Feiza Ben Mohamed  | 01.02.2024 - Mıse À Jour : 01.02.2024
France : Les « travaux d’intérêts éducatif » font craindre un ciblage des jeunes des quartiers populaires

France

AA/Paris/Feïza Ben Mohamed

Le discours de politique générale prononcé mardi par le Premier ministre Gabriel Attal au palais Bourbon, a été l’occasion pour le nouveau chef de gouvernement de dérouler sa feuille de route pour les mois à venir.

De nombreux thèmes ont été mis en exergue, parmi lesquels le travail, la santé, mais également l’éducation, la sécurité ou encore l’écologie.

Au cours de sa prise de parole, Gabriel Attal a dévoilé une nouvelle mesure qu’il souhaite mettre en œuvre, celle de « travaux d’intérêt éducatif » pour les jeunes mineurs de moins de 16 ans.

« Je ne me résoudrai pas à ce qu'on préfère attendre avant de donner une lourde peine, alors que bien souvent, c'est très tôt qu'il aurait fallu agir », a-t-il plaidé face à la représentation nationale. estimant que « dès le plus jeune âge, il faut revenir à un principe clair : tu casses, tu répares, tu salis, tu nettoies, tu défies l’autorité, on t’apprend à la respecter ».

Cette annonce, alors que jusqu’à présent, la loi ne permet que d’imposer des travaux d’intérêt général pour les plus de 16 ans, provoque néanmoins de vives inquiétudes, alors que la France a connu des révoltes urbaines conduisant à une réponse pénale particulièrement sévère, après la mort de Nahel en juin dernier.

Dans une interview accordée à Anadolu, le député LFI (La France Insoumise), Carlos Martens Bilongo dénonce « une mesure purement raciale ».

« Les quartiers populaires, on n’a pas envie d’y mettre de l’argent, on n’a pas envie d’y investir (…) ce sont des zones qui sont abandonnées, qui sont victimes de discriminations (…) et c’est ça le vrai sujet », relève l’élu du Val d’Oise.

Et de poursuivre : « On se rend compte que quand les gens se révoltent et font des blocages, on va écouter les agriculteurs, mais on ne va pas écouter les gens de banlieue ».

Il estime, par ailleurs, qu’il « faut entendre » ces jeunes des quartiers populaires « dès lors où ils se sentent abandonnés (…) ou ont l’image d’une injustice ».


- "Sortir d’une zone grise"


Pour sa part, la députée Renaissance (majorité présidentielle) des Yvelines, Nadia Hai, considère, dans une interview accordée à Anadolu, que cette mesure est légitime et balaie l’accusation de stigmatisation formulée par la gauche.

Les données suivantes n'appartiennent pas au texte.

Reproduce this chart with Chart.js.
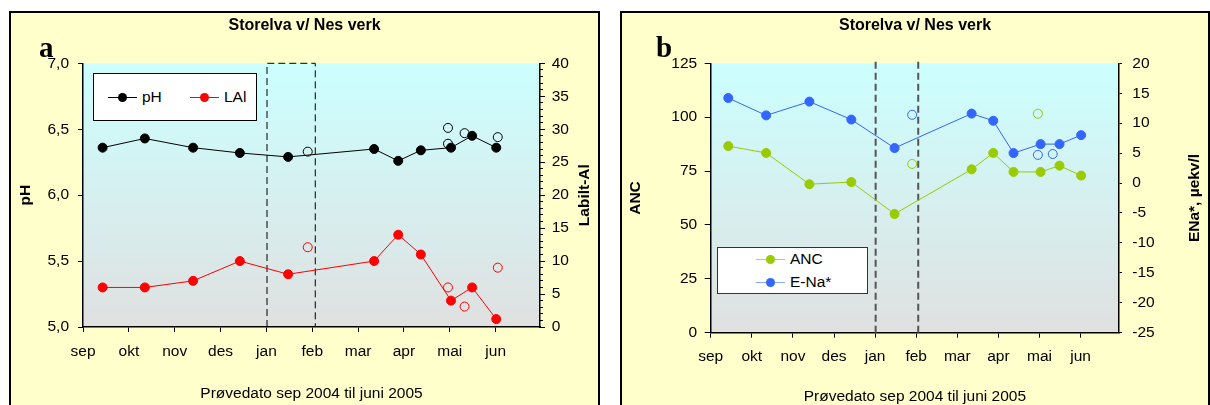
<!DOCTYPE html>
<html>
<head>
<meta charset="utf-8">
<script src="https://cdn.jsdelivr.net/npm/chart.js@4.4.1/dist/chart.umd.min.js"></script>
<style>
  body { margin: 0; background: #fff; width: 1210px; height: 405px; overflow: hidden; font-family: "Liberation Sans", Arial, sans-serif; }
  .panel { position: absolute; top: 13px; height: 392px; background: #FFFFCC; outline: 2px solid #000; }
  #panelA { left: 11px; width: 587px; }
  #panelB { left: 622px; width: 586px; }
  .panel canvas { position: absolute; left: 0; top: 0; }
  .legend { position: absolute; background: #fff; border: 1px solid #000; box-sizing: border-box; font-size: 15.5px; }
  .item { position: absolute; height: 18px; width: 80px; }
  .item .ln { position: absolute; top: 9px; left: 0; width: 29px; height: 1px; }
  .item .dot { position: absolute; top: 4.5px; left: 10px; width: 9px; height: 9px; border-radius: 50%; }
  .item .txt { position: absolute; left: 34px; top: 0; line-height: 18px; white-space: nowrap; color: #000; }
</style>
</head>
<body>
<div class="panel" id="panelA">
  <canvas id="chartA" width="587" height="392"></canvas>
  <div class="legend" style="left:82px; top:60px; width:164px; height:48px;">
    <div class="item" style="left:14px; top:14px;"><div class="ln" style="background:#000"></div><div class="dot" style="background:#000"></div><div class="txt">pH</div></div>
    <div class="item" style="left:96px; top:14px;"><div class="ln" style="background:#f00"></div><div class="dot" style="background:#f00"></div><div class="txt">LAl</div></div>
  </div>
</div>
<div class="panel" id="panelB">
  <canvas id="chartB" width="586" height="392"></canvas>
  <div class="legend" style="left:95px; top:234px; width:151px; height:47px; border-color:#333;">
    <div class="item" style="left:38px; top:2px;"><div class="ln" style="background:#b5d94c"></div><div class="dot" style="background:#99CC00"></div><div class="txt">ANC</div></div>
    <div class="item" style="left:38px; top:25px;"><div class="ln" style="background:#8fa8ff"></div><div class="dot" style="background:#3366FF"></div><div class="txt">E-Na*</div></div>
  </div>
</div>
<script>
// months on the x axis, each ~30.4 days wide, day 0 = 1 Sep 2004
const monthNames = ['sep', 'okt', 'nov', 'des', 'jan', 'feb', 'mar', 'apr', 'mai', 'jun'];
const monthLength = 30.4;

// regular samples (days after 1 Sep 2004)
const sampleDays = [13, 41, 73, 104, 136, 193, 209, 224, 244, 258, 274];
const pH = [6.36, 6.43, 6.36, 6.32, 6.29, 6.35, 6.26, 6.34, 6.36, 6.45, 6.36];
const lal = [6, 6, 7, 10, 8, 10, 14, 11, 4, 6, 1.2];
const anc = [86.6, 83.4, 68.9, 69.9, 55.1, 75.8, 83.4, 74.6, 74.6, 77.5, 72.9];
const eNa = [14.2, 11.3, 13.6, 10.6, 5.85, 11.6, 10.4, 5.0, 6.5, 6.5, 8.0];

// extra samples (open circles)
const extraPhDays = [149, 242, 242, 253, 275];
const extraPh = [6.33, 6.51, 6.39, 6.47, 6.44];
const extraLalDays = [149, 242, 253, 275];
const extraLal = [12.1, 6, 3.1, 9.0];
const extraAncDays = [149, 242];
const extraAnc = [78.3, 101.6];
const extraENaDays = [149, 242, 253];
const extraENa = [11.4, 4.7, 4.85];

// ice period (dashed lines)
const iceDays = [122, 154];

const titleText = 'Storelva v/ Nes verk';
const xTitle = 'Prøvedato sep 2004 til juni 2005';

const fam = "'Liberation Sans', Arial, sans-serif";
const tickFont = { family: fam, size: 15.5 };
const boldFont = { family: fam, size: 15.5, weight: 'bold' };

Chart.defaults.color = '#000';

const pts = (xs, ys) => xs.map((x, i) => ({ x: x, y: ys[i] }));

const bgPlugin = {
  id: 'panelBg',
  beforeDraw(chart, args, opts) {
    const { ctx, chartArea: a } = chart;
    const g = ctx.createLinearGradient(0, a.top, 0, a.bottom);
    g.addColorStop(0, '#CCFFFF');
    g.addColorStop(1, '#E0E0E0');
    ctx.save();
    ctx.fillStyle = g;
    ctx.fillRect(a.left, a.top, a.right - a.left, a.bottom - a.top);
    ctx.restore();
  },
  afterDraw(chart, args, opts) {
    const ctx = chart.ctx;
    ctx.save();
    ctx.font = "bold 29px 'Liberation Serif', 'Times New Roman', serif";
    ctx.fillStyle = '#000';
    ctx.textBaseline = 'alphabetic';
    ctx.fillText(opts.letter, opts.x, opts.y);
    // right axis title, read bottom to top like the left one
    const s = chart.scales.y2;
    ctx.translate(s.right - opts.rightOffset, (s.top + s.bottom) / 2);
    ctx.rotate(-Math.PI / 2);
    ctx.font = "bold 15.5px " + fam;
    ctx.textAlign = 'center';
    ctx.textBaseline = 'middle';
    ctx.fillText(opts.rightTitle, 0, 0);
    ctx.restore();
  }
};

function xScale(max, height, tickPad, titlePad) {
  return {
    type: 'linear', min: 0, max: max,
    afterBuildTicks: s => { s.ticks = monthNames.map((m, i) => ({ value: i * monthLength })); },
    afterFit: s => { s.height = height; },
    ticks: { callback: (v, i) => monthNames[i], padding: tickPad, font: tickFont, maxRotation: 0, autoSkip: false },
    grid: { drawOnChartArea: false, tickLength: 5, color: '#000' },
    border: { color: '#000', width: 1.5 },
    title: { display: true, text: xTitle, font: { ...tickFont, lineHeight: 1 }, padding: { top: 0, bottom: titlePad } }
  };
}

function yScale(pos, min, max, step, width, tickLen, tickPad, title, titlePad, fmt) {
  return {
    type: 'linear', position: pos, min: min, max: max,
    afterFit: s => { s.width = width; },
    ticks: { stepSize: step, padding: tickPad, font: tickFont, callback: fmt || (v => v) },
    grid: { drawOnChartArea: false, tickLength: tickLen, color: '#000' },
    border: { color: '#000', width: 1.5 },
    title: { display: !!title, text: title, font: boldFont, padding: { top: titlePad, bottom: 0 } }
  };
}

function titleOpts() {
  return { display: true, text: titleText, font: { family: fam, size: 16, weight: 'bold' }, padding: { top: 3.4, bottom: 27.7 } };
}

function dashed(xs, ys, axis, color, width) {
  return { data: pts(xs, ys), yAxisID: axis, borderColor: color, borderWidth: width, borderDash: [7, 4], pointRadius: 0, fill: false, clip: false };
}

function marks(xs, ys, axis, color, withLine) {
  return {
    data: pts(xs, ys), yAxisID: axis, showLine: withLine, borderColor: color, borderWidth: 1,
    pointRadius: 4.5, pointBorderWidth: 1,
    pointBackgroundColor: withLine ? color : 'transparent', pointBorderColor: color
  };
}

// panel a
new Chart(document.getElementById('chartA'), {
  type: 'line',
  data: {
    datasets: [
      marks(sampleDays, pH, 'y', '#000', true),
      marks(sampleDays, lal, 'y2', '#FF0000', true),
      marks(extraPhDays, extraPh, 'y', '#000', false),
      marks(extraLalDays, extraLal, 'y2', '#FF0000', false),
      dashed([iceDays[0], iceDays[0], iceDays[1], iceDays[1]], [5, 7, 7, 5], 'y', '#000', 1)
    ]
  },
  options: {
    responsive: false, animation: false,
    scales: {
      x: xScale(303, 78, 10.4, 4),
      y: yScale('left', 5, 7, 0.5, 72, 5, 9, 'pH', 5.7, v => v.toFixed(1).replace('.', ',')),
      y2: yScale('right', 0, 40, 5, 58, 5, 6.7, ''),
      y2minor: {
        type: 'linear', position: 'right', min: 0, max: 40, weight: -1,
        afterFit: s => { s.width = 0; },
        ticks: { stepSize: 1, display: false },
        grid: { drawOnChartArea: false, tickLength: 3, color: '#000' },
        border: { display: false }
      }
    },
    plugins: {
      legend: { display: false }, tooltip: { enabled: false },
      title: titleOpts(),
      panelBg: { letter: 'a', x: 28, y: 44, rightTitle: 'Labilt-Al', rightOffset: 13 }
    }
  },
  plugins: [bgPlugin]
});

// panel b
new Chart(document.getElementById('chartB'), {
  type: 'line',
  data: {
    datasets: [
      marks(sampleDays, anc, 'y', '#99CC00', true),
      marks(sampleDays, eNa, 'y2', '#3366FF', true),
      marks(extraAncDays, extraAnc, 'y', '#99CC00', false),
      marks(extraENaDays, extraENa, 'y2', '#3366FF', false),
      dashed([iceDays[0], iceDays[0]], [0, 127], 'y', '#555', 2),
      dashed([iceDays[1] - 0.5, iceDays[1] - 0.5], [0, 127], 'y', '#555', 2)
    ]
  },
  options: {
    responsive: false, animation: false,
    scales: {
      x: xScale(302, 72.3, 9.7, 0.5),
      y: yScale('left', 0, 125, 25, 88.7, 6, 7.5, 'ANC', 4.7),
      y2: yScale('right', -25, 20, 5, 89, 3, 10.3, '')
    },
    plugins: {
      legend: { display: false }, tooltip: { enabled: false },
      title: titleOpts(),
      panelBg: { letter: 'b', x: 34, y: 44, rightTitle: 'ENa*, µekv/l', rightOffset: 13 }
    }
  },
  plugins: [bgPlugin]
});
</script>
</body>
</html>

« Il n’y a pas plus stigmatisant que d’attribuer une mesure à un territoire en particulier. le fait de dire qu’on stigmatise, qu’on vise les quartiers prioritaires de la ville, c’est justement admettre que la délinquance est là où ils se situent », plaide l’ancienne ministre de la ville d’Emmanuel Macron.

Elle rappelle, à cet effet, que « les émeutes, les violences urbaines, ont eu lieu partout » et ces « travaux d’intérêt éducatif » s’adresseront « à tous les jeunes de moins de 16 ans » sans exception.

Selon Nadia Hai, ce dispositif permettra « de sortir d’une zone grise » avec « des enfants qui commettent des délits qui doivent être sanctionnés mais qui ne peuvent pas être sanctionnés à la hauteur d’une peine de prison ».

Pour la député de la majorité, « il faut quand même avoir une sanction à la hauteur du préjudice commis » et la mesure annoncée par Gabriel Attal répond à ce besoin de « poser un cadre éducatif qui permettra à l’enfant de se remettre dans le cadre du droit et de pouvoir avancer potentiellement en lui redonnant des bases ».

Pour rappel, les émeutes qui ont eu lieu en France entre le 27 juin et le 7 juillet 2023 en réaction à la mort de Nahel, 17 ans, abattu par un policier à Nanterre, ont conduit à 3 847 procédures pénales menées à leur terme avec des sanctions, dont 1 498 comparutions immédiates.

La réponse apportée par les pouvoirs publics en la matière avait été qualifiée de démesurée avec des peines particulièrement sévères, y compris pour des jeunes inconnus des services de police et de justice.